◆ DO THIS ◆
Give back exactly the lines from the one with "What Plotly code" through the one with "pw, ph = W - L - R, H - T - B", inclusive, without the images.

(Lines of data)

┌──

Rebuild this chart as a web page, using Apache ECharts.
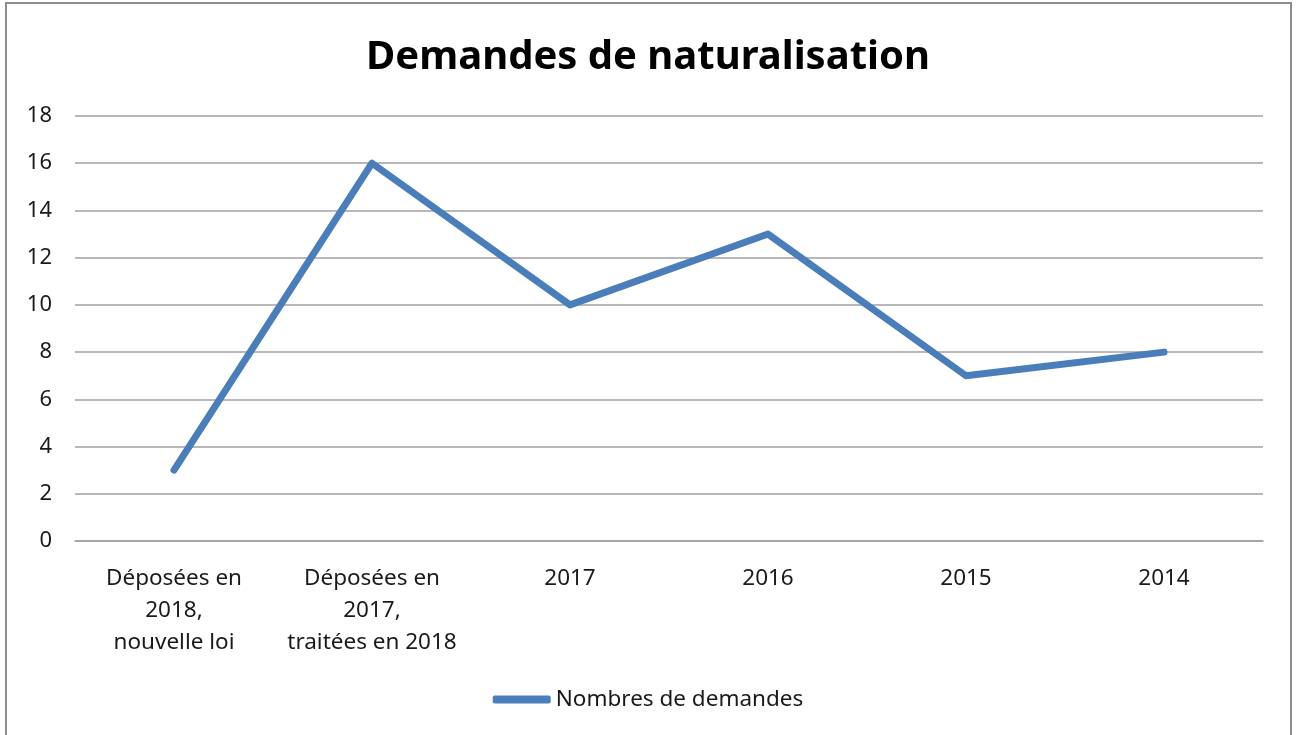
<!DOCTYPE html>
<html>
<head>
<meta charset="utf-8">
<script src="https://cdn.jsdelivr.net/npm/echarts@6/dist/echarts.min.js"></script>
<style>
  html, body { margin: 0; padding: 0; background: #fff; }
  #frame {
    position: absolute; left: 5px; top: 2px; width: 1287px; height: 740px;
    border: 2px solid #8c8c8c; box-sizing: border-box;
  }
  #mychart { position: absolute; left: 0; top: 0; width: 1296px; height: 735px; }
</style>
</head>
<body>
<div id="frame"></div>
<div id="mychart"></div>
<script>
// categories (x axis) and values
let categories = [
    'Déposées en\n2018,\nnouvelle loi',
    'Déposées en\n2017,\ntraitées en 2018',
    '2017',
    '2016',
    '2015',
    '2014'
];
let demandes = [3, 16, 10, 13, 7, 8];
let seriesName = 'Nombres de demandes';
let titleText = 'Demandes de naturalisation';

let fontName = '"Noto Sans", "DejaVu Sans", sans-serif';

let option = {
    animation: false,
    title: {
        text: titleText,
        left: 'center',
        top: 33,
        textStyle: {
            fontFamily: fontName,
            fontWeight: 'bold',
            fontSize: 40,
            color: '#000'
        }
    },
    grid: {
        left: 75,
        right: 33,
        top: 116,
        bottom: 194
    },
    legend: {
        bottom: 19,
        left: 'center',
        icon: 'roundRect',
        itemWidth: 58,
        itemHeight: 8,
        textStyle: {
            fontFamily: fontName,
            fontSize: 22.5,
            color: '#1a1a1a'
        },
        data: [seriesName]
    },
    xAxis: {
        type: 'category',
        boundaryGap: true,
        data: categories,
        axisLine: { show: true, lineStyle: { color: '#a0a0a0', width: 1.5 } },
        axisTick: { show: false },
        axisLabel: {
            interval: 0,
            margin: 22,
            lineHeight: 32,
            fontFamily: fontName,
            fontSize: 22.5,
            color: '#1a1a1a'
        }
    },
    yAxis: {
        type: 'value',
        min: 0,
        max: 18,
        interval: 2,
        axisLine: { show: false },
        axisTick: { show: false },
        splitLine: { lineStyle: { color: '#a0a0a0', width: 1.5 } },
        axisLabel: {
            margin: 23,
            fontFamily: fontName,
            fontSize: 22,
            color: '#1a1a1a'
        }
    },
    series: [{
        name: seriesName,
        type: 'line',
        data: demandes,
        symbol: 'none',
        itemStyle: { color: '#4a7ebb' },
        lineStyle: { color: '#4a7ebb', width: 7, cap: 'round', join: 'round' }
    }]
};

let myChart = echarts.init(document.getElementById('mychart'));
myChart.setOption(option);
</script>
</body>
</html>
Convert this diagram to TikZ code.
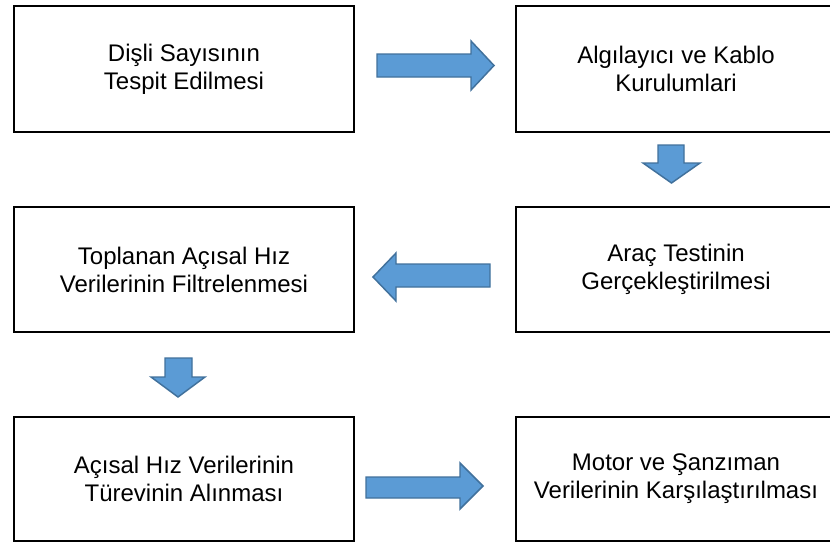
\documentclass[tikz,border=0pt]{standalone}
\usepackage{fontspec}
\setmainfont{Liberation Sans}
\definecolor{arrowfill}{HTML}{5B9BD5}
\definecolor{arrowline}{HTML}{41719C}
\begin{document}
\begin{tikzpicture}[x=0.75pt,y=-0.75pt,
  stepbox/.style={draw=black, line width=2pt, rectangle, inner sep=0pt, align=center,
    font=\fontsize{18}{21}\selectfont},
  leftbox/.style={stepbox, minimum width=255pt},
  rightbox/.style={stepbox, minimum width=240pt},
  blockarrow/.style={fill=arrowfill, draw=arrowline, line width=1.1pt, line join=miter}]
\useasboundingbox (0,0) rectangle (830,544);
\clip (0,0) rectangle (830,544);
\fill[white] (0,0) rectangle (830,544);
% boxes
\node[leftbox, minimum height=94.5pt] (b1) at (184,69) {Dişli Sayısının\\Tespit Edilmesi};
\node[rightbox, minimum height=94.5pt] (b2) at (676,69) {Algılayıcı ve Kablo\\Kurulumlari};
\node[rightbox, minimum height=93.75pt] (b3) at (676,269.5) {Araç Testinin\\Gerçekleştirilmesi};
\node[leftbox, minimum height=93.75pt] (b4) at (184,269.5) {Toplanan Açısal Hız\\Verilerinin Filtrelenmesi};
\node[leftbox, minimum height=93pt] (b5) at (184,479) {Açısal Hız Verilerinin\\Türevinin Alınması};
\node[rightbox, minimum height=93pt] (b6) at (676,479) {Motor ve Şanzıman\\Verilerinin Karşılaştırılması};
% block arrows
\draw[blockarrow] (377,54) -- (471,54) -- (471,41) -- (494,65.5) -- (471,90) -- (471,77) -- (377,77) -- cycle;
\draw[blockarrow] (658,145) -- (684,145) -- (684,163) -- (700,163) -- (671.5,183) -- (643,163) -- (658,163) -- cycle;
\draw[blockarrow] (373,277) -- (396,253) -- (396,264) -- (490,264) -- (490,287) -- (396,287) -- (396,301) -- cycle;
\draw[blockarrow] (165,358) -- (192,358) -- (192,377) -- (205,377) -- (178,397) -- (151,377) -- (165,377) -- cycle;
\draw[blockarrow] (366,477) -- (460,477) -- (460,463) -- (483,486) -- (460,509) -- (460,498) -- (366,498) -- cycle;
\end{tikzpicture}
\end{document}
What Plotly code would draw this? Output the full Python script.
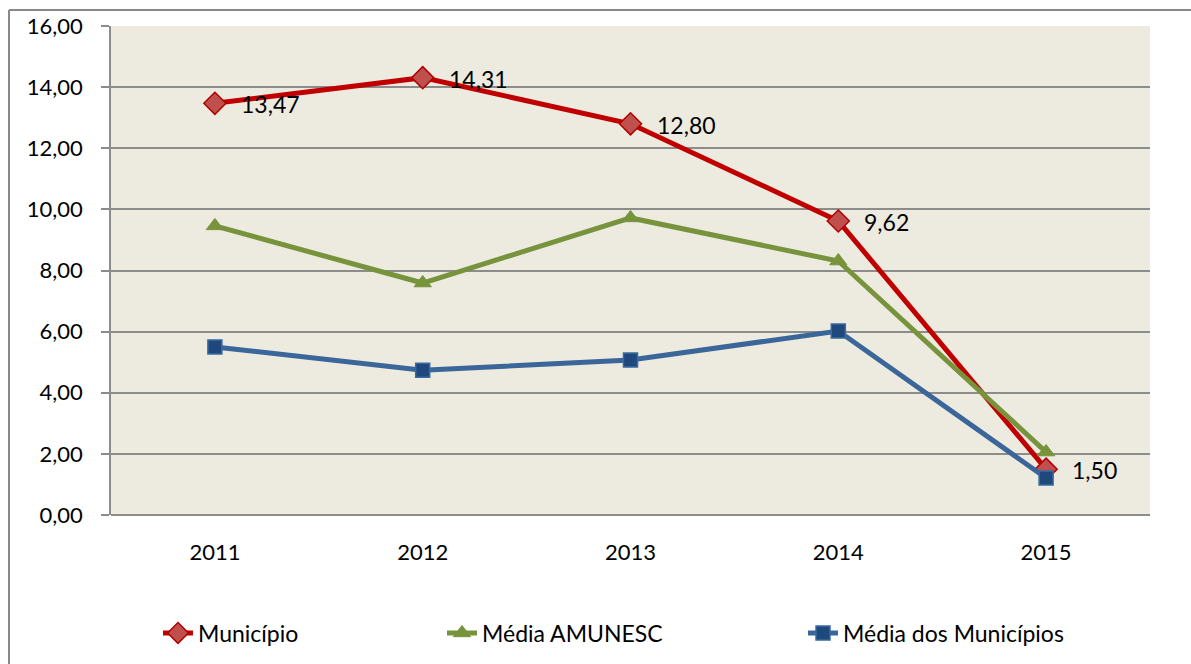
import plotly.graph_objects as go

anos = ["2011", "2012", "2013", "2014", "2015"]
municipio = [13.47, 14.31, 12.80, 9.62, 1.50]
media_amunesc = [9.46, 7.59, 9.72, 8.31, 2.06]
media_municipios = [5.50, 4.74, 5.07, 6.02, 1.21]
y_ticks = [0, 2, 4, 6, 8, 10, 12, 14, 16]

FONT = "Lato"
W, H = 1191, 664
L, T = 111, 26
R = W - 1150
B = H - 515
pw, ph = W - L - R, H - T - B

fig = go.Figure()
fig.add_trace(go.Scatter(
    x=anos, y=municipio, name="Município", mode="lines+markers",
    line=dict(color="#C00000", width=5),
    marker=dict(symbol="diamond", size=17, color="#C0504D", line=dict(color="#B00000", width=1.5)),
    legend="legend"))
fig.add_trace(go.Scatter(
    x=anos, y=media_amunesc, name="Média AMUNESC", mode="lines+markers",
    line=dict(color="#77933C", width=5),
    marker=dict(symbol="triangle-up", size=15, color="#77933C", line=dict(color="#77933C", width=1)),
    legend="legend2"))
fig.add_trace(go.Scatter(
    x=anos, y=media_municipios, name="Média dos Municípios", mode="lines+markers",
    line=dict(color="#3A6699", width=5),
    marker=dict(symbol="square", size=14, color="#1F497D", line=dict(color="#3A6A9F", width=1.5)),
    legend="legend3"))

for i, v in enumerate(municipio):
    fig.add_annotation(x=i, y=v, text=f"{v:.2f}".replace(".", ","), showarrow=False,
                       xanchor="left", yanchor="middle", xshift=24, yshift=-1,
                       font=dict(family=FONT, size=23, color="#000000"))

# coordinates below are screenshot pixels
def px_x(p):
    return (p - L) / pw

def px_y(p):
    return (H - B - p) / ph

# outer chart border (only top and left edges are inside the picture)
fig.add_shape(type="line", xref="paper", yref="paper",
              x0=px_x(9), x1=px_x(1220), y0=px_y(10), y1=px_y(10),
              line=dict(color="#888888", width=2), layer="below")
fig.add_shape(type="line", xref="paper", yref="paper",
              x0=px_x(9), x1=px_x(9), y0=px_y(10), y1=px_y(700),
              line=dict(color="#888888", width=2), layer="below")

leg_common = dict(orientation="h", yanchor="middle", xanchor="left",
                  font=dict(family=FONT, size=23, color="#000000"),
                  bgcolor="rgba(0,0,0,0)", itemwidth=30)
ly = px_y(633)
fig.update_layout(
    width=W, height=H,
    margin=dict(l=L, r=R, t=T, b=B, autoexpand=False),
    paper_bgcolor="white",
    plot_bgcolor="#EDEAE0",
    separators=",.",
    showlegend=True,
    hovermode=False,
    legend=dict(x=px_x(158), y=ly, **leg_common),
    legend2=dict(x=px_x(442), y=ly, **leg_common),
    legend3=dict(x=px_x(803), y=ly, **leg_common),
    xaxis=dict(type="category", range=[-0.5, 4.5], showgrid=False, showline=False, zeroline=False,
               automargin=False,
               ticks="", tickfont=dict(family=FONT, size=22, color="#000000"),
               ticklabelstandoff=22),
    yaxis=dict(range=[0, 16], tickvals=y_ticks, tickformat=".2f", automargin=False,
               showgrid=True, gridcolor="#8C8C8C", gridwidth=1.5,
               showline=True, linecolor="#8C8C8C", linewidth=1.5,
               zeroline=True, zerolinecolor="#8C8C8C", zerolinewidth=1.5,
               ticks="outside", ticklen=8, tickcolor="#8C8C8C", tickwidth=1.5,
               tickfont=dict(family=FONT, size=22, color="#000000"),
               ticklabelstandoff=14),
)

fig.write_html(
    "out.html",
    config={"displayModeBar": False},
    post_script=(
        "document.body.style.margin='0';"
        "document.body.style.overflow='hidden';"
        "document.documentElement.style.overflow='hidden';"
    ),
)
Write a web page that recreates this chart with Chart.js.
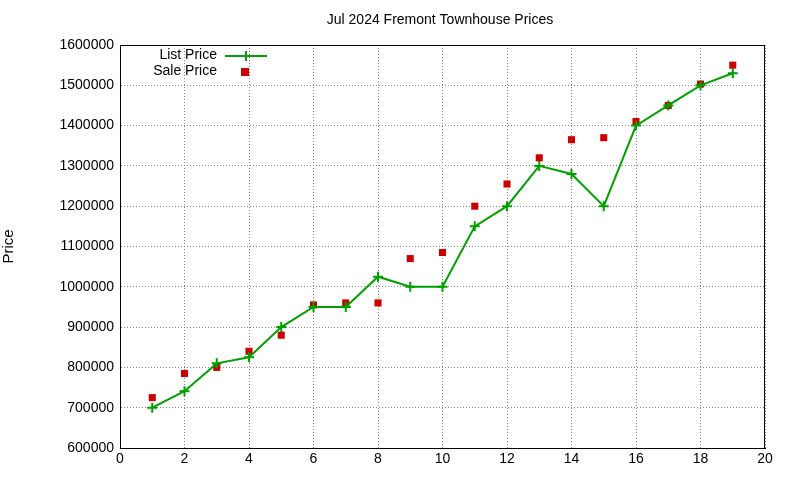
<!DOCTYPE html>
<html><head><meta charset="utf-8">
<script src="https://cdn.jsdelivr.net/npm/chart.js@4/dist/chart.umd.min.js"></script>
<style>html,body{margin:0;padding:0;background:#fff}#w{width:800px;height:480px}</style>
</head><body><div id="w"><canvas id="c"></canvas></div>
<script>
const xs = [1,2,3,4,5,6,7,8,9,10,11,12,13,14,15,16,17,18,19];
const listPrice = [700000,741000,810000,825000,900000,950000,950000,1025000,1000000,1000000,1150000,1200000,1300000,1280000,1200000,1400000,1450000,1500000,1530000];
const salePrice = [725000,785000,800000,840000,880000,955000,960000,960000,1070000,1085000,1200000,1255000,1320000,1365000,1370000,1410000,1450000,1503000,1550000];
const titleText = 'Jul 2024 Fremont Townhouse Prices';
const FONT = '"Liberation Sans", Arial, sans-serif';
const GREEN = '#00a000', RED = '#cc0000';
const extras = {
  id:'extras',
  afterDraw(ch){
    const c=ch.ctx, a=ch.chartArea;
    c.save();
    c.strokeStyle='#000'; c.lineWidth=1;
    c.strokeRect(a.left+0.5,a.top+0.5,a.right-a.left-1,a.bottom-a.top);
    c.fillStyle='#000'; c.font='14px '+FONT; c.textAlign='center'; c.textBaseline='middle';
    c.fillText(titleText,440,20);
    c.textAlign='right';
    c.fillText('List Price',217,55);
    c.fillText('Sale Price',217,71);
    c.strokeStyle=GREEN; c.lineWidth=2;
    c.beginPath(); c.moveTo(225,56); c.lineTo(267,56); c.moveTo(246,51); c.lineTo(246,61); c.moveTo(241,56); c.lineTo(251,56); c.stroke();
    c.fillStyle=RED; c.fillRect(241,68,8,8);
    c.restore();
  }
};
new Chart(document.getElementById('c'),{
  type:'scatter',
  data:{datasets:[
    {label:'List Price',data:xs.map((x,i)=>({x,y:listPrice[i]})),showLine:true,borderColor:GREEN,backgroundColor:GREEN,borderWidth:2,pointStyle:'cross',pointRadius:5,pointBorderWidth:2},
    {label:'Sale Price',data:xs.map((x,i)=>({x,y:salePrice[i]})),borderColor:RED,backgroundColor:RED,pointStyle:'rect',pointRadius:5,pointBorderWidth:0}
  ]},
  options:{
    animation:false,responsive:true,maintainAspectRatio:false,
    layout:{padding:{top:45,right:35,left:0,bottom:0}},
    plugins:{legend:{display:false},tooltip:{enabled:false},title:{display:false}},
    scales:{
      x:{type:'linear',min:0,max:20,ticks:{stepSize:2,color:'#000',font:{family:FONT,size:14},maxRotation:0},
         grid:{color:'#888',tickLength:0},border:{display:true,color:'#000',dash:[1,2]},
         afterFit(s){s.height=32;}},
      y:{min:600000,max:1600000,ticks:{stepSize:100000,color:'#000',font:{family:FONT,size:14},padding:6,callback:v=>String(v)},
         grid:{color:'#888',tickLength:0},border:{display:true,color:'#000',dash:[1,2]},
         title:{display:true,text:'Price',color:'#000',font:{family:FONT,size:15},padding:{top:0,bottom:20}},
         afterFit(s){s.width=120;}}
    }
  },
  plugins:[extras]
});
</script></body></html>
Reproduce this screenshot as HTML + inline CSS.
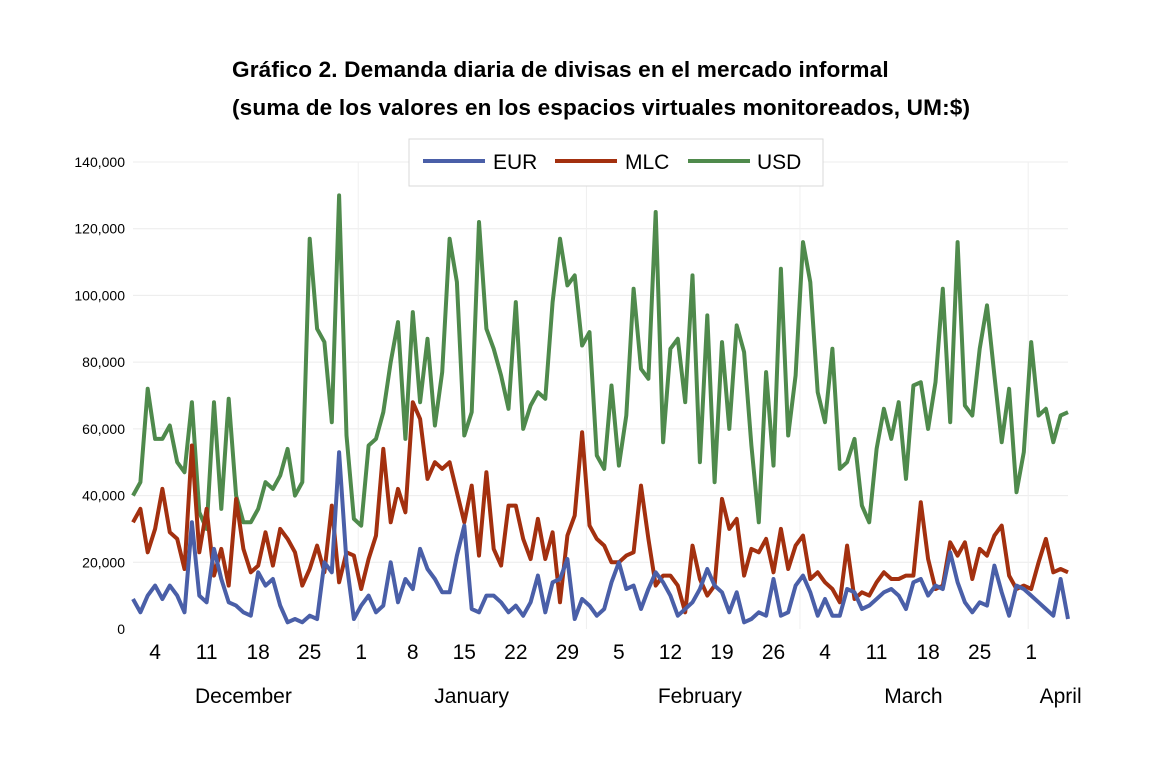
<!DOCTYPE html>
<html><head><meta charset="utf-8"><style>
body{margin:0;background:#fff;}
svg{display:block;font-family:"Liberation Sans",sans-serif;}
</style></head><body>
<svg id="c" width="1168" height="768">
<text x="232" y="77" font-size="22.6" letter-spacing="0.15" font-weight="bold">Gráfico 2. Demanda diaria de divisas en el mercado informal</text>
<text x="232" y="115" font-size="22.6" letter-spacing="0.15" font-weight="bold">(suma de los valores en los espacios virtuales monitoreados, UM:$)</text>
<g id="grid"></g><g id="ticks"></g><g id="lines"></g>
<g>
<rect x="409" y="139" width="414" height="47" fill="#fff" stroke="#d9d9d9"/>
<line x1="423" y1="161" x2="485" y2="161" stroke="#4a5fa8" stroke-width="4"/>
<text x="493" y="169" font-size="21">EUR</text>
<line x1="555" y1="161" x2="617" y2="161" stroke="#a3300f" stroke-width="4"/>
<text x="625" y="169" font-size="21">MLC</text>
<line x1="688" y1="161" x2="750" y2="161" stroke="#4f8a4c" stroke-width="4"/>
<text x="757" y="169" font-size="21">USD</text>
</g>
</svg>
<script>
const usd=[40,44,72,57,57,61,50,47,68,35,30,68,36,69,40,32,32,36,44,42,46,54,40,44,117,90,86,62,130,58,33,
31,55,57,65,80,92,57,95,68,87,61,77,117,104,58,65,122,90,84,76,66,98,60,67,71,69,98,117,103,106,85,
89,52,48,73,49,64,102,78,75,125,56,84,87,68,106,50,94,44,86,60,91,83,55,32,77,49,108,58,76,
116,104,71,62,84,48,50,57,37,32,54,66,57,68,45,73,74,60,74,102,62,116,67,64,84,97,76,56,72,41,53,
86,64,66,56,64,65];
const mlc=[32,36,23,30,42,29,27,18,55,23,36,16,24,13,39,24,17,19,29,19,30,27,23,13,18,25,17,37,14,23,22,
12,21,28,54,32,42,35,68,63,45,50,48,50,41,32,43,22,47,24,19,37,37,27,21,33,21,29,8,28,34,59,
31,27,25,20,20,22,23,43,27,13,16,16,13,5,25,15,10,13,39,30,33,16,24,23,27,17,30,18,25,
28,15,17,14,12,8,25,9,11,10,14,17,15,15,16,16,38,21,12,13,26,22,26,15,24,22,28,31,16,12,13,
12,20,27,17,18,17];
const eur=[9,5,10,13,9,13,10,5,32,10,8,24,15,8,7,5,4,17,13,15,7,2,3,2,4,3,20,17,53,20,3,
7,10,5,7,20,8,15,12,24,18,15,11,11,22,31,6,5,10,10,8,5,7,4,8,16,5,14,15,21,3,9,
7,4,6,14,20,12,13,6,12,17,14,10,4,6,8,12,18,13,11,5,11,2,3,5,4,15,4,5,13,
16,11,4,9,4,4,12,11,6,7,9,11,12,10,6,14,15,10,13,12,23,14,8,5,8,7,19,11,4,13,12,
10,8,6,4,15,3];
const yTicks=[0,20000,40000,60000,80000,100000,120000,140000];
const dayLabels=[["4",3],["11",10],["18",17],["25",24],["1",31],["8",38],["15",45],["22",52],["29",59],["5",66],["12",73],["19",80],["26",87],["4",94],["11",101],["18",108],["25",115],["1",122]];
const months=[["December",15],["January",46],["February",77],["March",106],["April",126]];
const X0=133,X1=1068,Y0=629,Y1=162;
const N=usd.length;
const xs=i=>X0+i*(X1-X0)/(N-1);
const ys=v=>Y0-v/140000*(Y0-Y1);
const NS="http://www.w3.org/2000/svg";
function mk(tag,attrs,parent,txt){const e=document.createElementNS(NS,tag);for(const k in attrs)e.setAttribute(k,attrs[k]);if(txt!==undefined)e.textContent=txt;parent.appendChild(e);return e;}
const grid=document.getElementById('grid'),ticks=document.getElementById('ticks'),lines=document.getElementById('lines');
yTicks.forEach(v=>{
 if(v>0){const g=mk('line',{x1:X0,x2:X1,y1:ys(v),y2:ys(v),stroke:'#ececec','stroke-width':1},grid);
 
 }
 const t=mk('text',{x:125,y:ys(v)+5,'font-size':14,'text-anchor':'end'},ticks,v===0?'0':v.toLocaleString('en-US'));
 
 
});
[31,62,91,122].forEach(i=>{const l=mk('line',{x1:xs(i)-3,x2:xs(i)-3,y1:Y1,y2:Y0,stroke:'#f0f0f0','stroke-width':1},grid);
 
 });
dayLabels.forEach(d=>{const t=mk('text',{x:xs(d[1]),y:659,'font-size':21,'text-anchor':'middle'},ticks,d[0]);
 
 });
months.forEach(m=>{const t=mk('text',{x:xs(m[1]),y:703,'font-size':21,'text-anchor':'middle'},ticks,m[0]);
 
 });
function series(arr,color,name){
 const pts=arr.map((v,i)=>xs(i).toFixed(1)+','+ys(v*1000).toFixed(1)).join(' ');
 const p=mk('polyline',{points:pts,fill:'none',stroke:color,'stroke-width':4,'stroke-linejoin':'round'},lines);
 
 
}
series(usd,'#4f8a4c','usd-line');
series(mlc,'#a3300f','mlc-line');
series(eur,'#4a5fa8','eur-line');
</script>
</body></html>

└──

◆ SOLUTION BELOW ◆
What Plotly code would draw this? Output the full Python script.
import plotly.graph_objects as go

anos = ["2011", "2012", "2013", "2014", "2015"]
municipio = [13.47, 14.31, 12.80, 9.62, 1.50]
media_amunesc = [9.46, 7.59, 9.72, 8.31, 2.06]
media_municipios = [5.50, 4.74, 5.07, 6.02, 1.21]
y_ticks = [0, 2, 4, 6, 8, 10, 12, 14, 16]

FONT = "Lato"
W, H = 1191, 664
L, T = 111, 26
R = W - 1150
B = H - 515
pw, ph = W - L - R, H - T - B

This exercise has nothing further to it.